During the construction of the Quebec Bridge in 1907, the bridge's designer, Theodore Cooper, received word that the suspended span being built out from the bridge's cantilever was deflecting downward by a fraction of an inch (2.54 centimeters). Before he could telegraph to freeze the project, the whole cantilever arm broke off and plunged, along with seven dozen workers, into the St. Lawrence River. It was the worst bridge construction disaster in history. As a direct result of the inquiry that followed, the engineering "rules of thumb" by which thousands of bridges had been built around the world went down with the Quebec Bridge. Twentieth-century bridge engineers would thereafter depend on far more rigorous applications of mathematical analysis.
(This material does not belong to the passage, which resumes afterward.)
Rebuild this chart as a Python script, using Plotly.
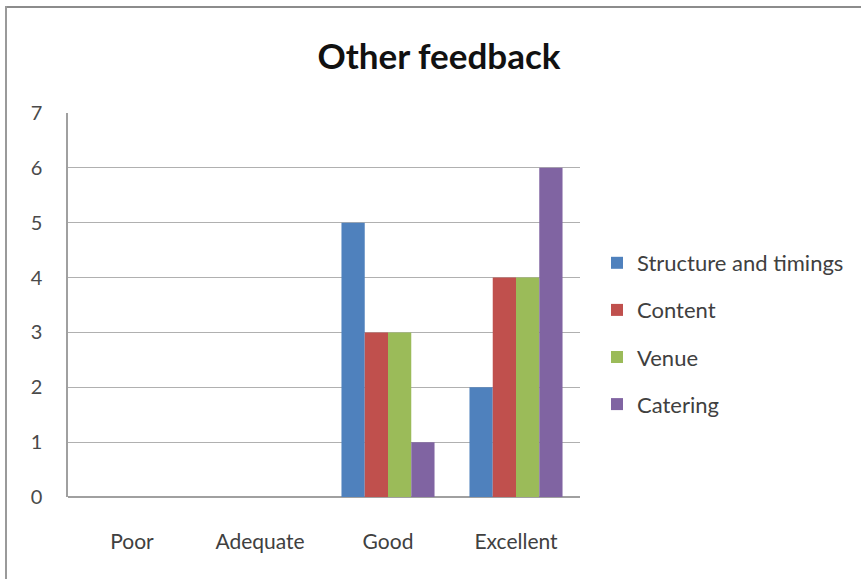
import plotly.graph_objects as go

categories = ["Poor", "Adequate", "Good", "Excellent"]
structure = [0, 0, 5, 2]
content = [0, 0, 3, 4]
venue = [0, 0, 3, 4]
catering = [0, 0, 1, 6]

series_names = ["Structure and timings", "Content", "Venue", "Catering"]
series_vals = [structure, content, venue, catering]
colors = ["#4F81BD", "#C0504D", "#9BBB59", "#8064A2"]

W, H = 861, 579
L, R, T, B = 68, 281, 113, 82
pw, ph = W - L - R, H - T - B

fig = go.Figure()
for i, (name, vals, c) in enumerate(zip(series_names, series_vals, colors)):
    fig.add_trace(go.Bar(x=categories, y=vals, name=name, marker_color=c,
                         marker_line_width=0, legendgroup=str(i)))

font = "Lato, Open Sans, sans-serif"
fig.update_layout(
    width=W, height=H,
    margin=dict(l=L, r=R, t=T, b=B),
    paper_bgcolor="white", plot_bgcolor="white",
    barmode="group", bargap=0.273, bargroupgap=0,
    title=dict(text="<b>Other feedback</b>", x=439 / W, xanchor="center",
               y=1 - 57 / H, yanchor="middle",
               font=dict(family=font, size=35, color="#111111")),
    font=dict(family=font, color="#404040"),
    showlegend=True,
    legend=dict(x=(597 - L) / pw, xanchor="left", y=(497 - 242) / ph, yanchor="top",
                font=dict(size=22, color="#404040"), tracegroupgap=15.5,
                traceorder="grouped", itemwidth=30, bgcolor="rgba(0,0,0,0)"),
    xaxis=dict(showgrid=False, showline=False, ticks="", tickfont=dict(size=21, color="#404040"),
               ticklabelstandoff=30),
    yaxis=dict(range=[0, 7], dtick=1, showgrid=True, gridcolor="#B0B0B0", gridwidth=1,
               showline=True, linecolor="#A0A0A0", linewidth=1.5, zeroline=True,
               zerolinecolor="#A0A0A0", zerolinewidth=1.5,
               tickfont=dict(size=20, color="#4a4a4a"), ticklabelstandoff=20),
)

# outer chart border (top and left visible)
fig.add_shape(type="line", xref="paper", yref="paper",
              x0=(5 - L) / pw, x1=(W - L) / pw, y0=(H - B - 7) / ph, y1=(H - B - 7) / ph,
              line=dict(color="#8C8C8C", width=2))
fig.add_shape(type="line", xref="paper", yref="paper",
              x0=(6 - L) / pw, x1=(6 - L) / pw, y0=(H - B - 6) / ph, y1=(H - B - H) / ph,
              line=dict(color="#9A9A9A", width=2))

fig.write_html("out.html", config={"displayModeBar": False},
               post_script="document.body.style.margin='0px';")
Which one of the following statements can be properly inferred from the passage?OPTIONS
[A]. Bridges built before about 1907 were built without thorough mathematical analysis and, therefore, were unsafe for the public to use.
[B]. Cooper's absence from the Quebec Bridge construction site resulted in the breaking off of the cantilever.
[C]. Nineteenth-century bridge engineers relied on their rules of thumb because analytical methods were inadequate to solve their design problems.
[D]. Only a more rigorous application of mathematical analysis to the design of the Quebec Bridge could have prevented its collapse.
[E]. Prior to 1907 the mathematical analysis incorporated in engineering rules of thumb was insufficient to completely assure the safety of bridges under construction.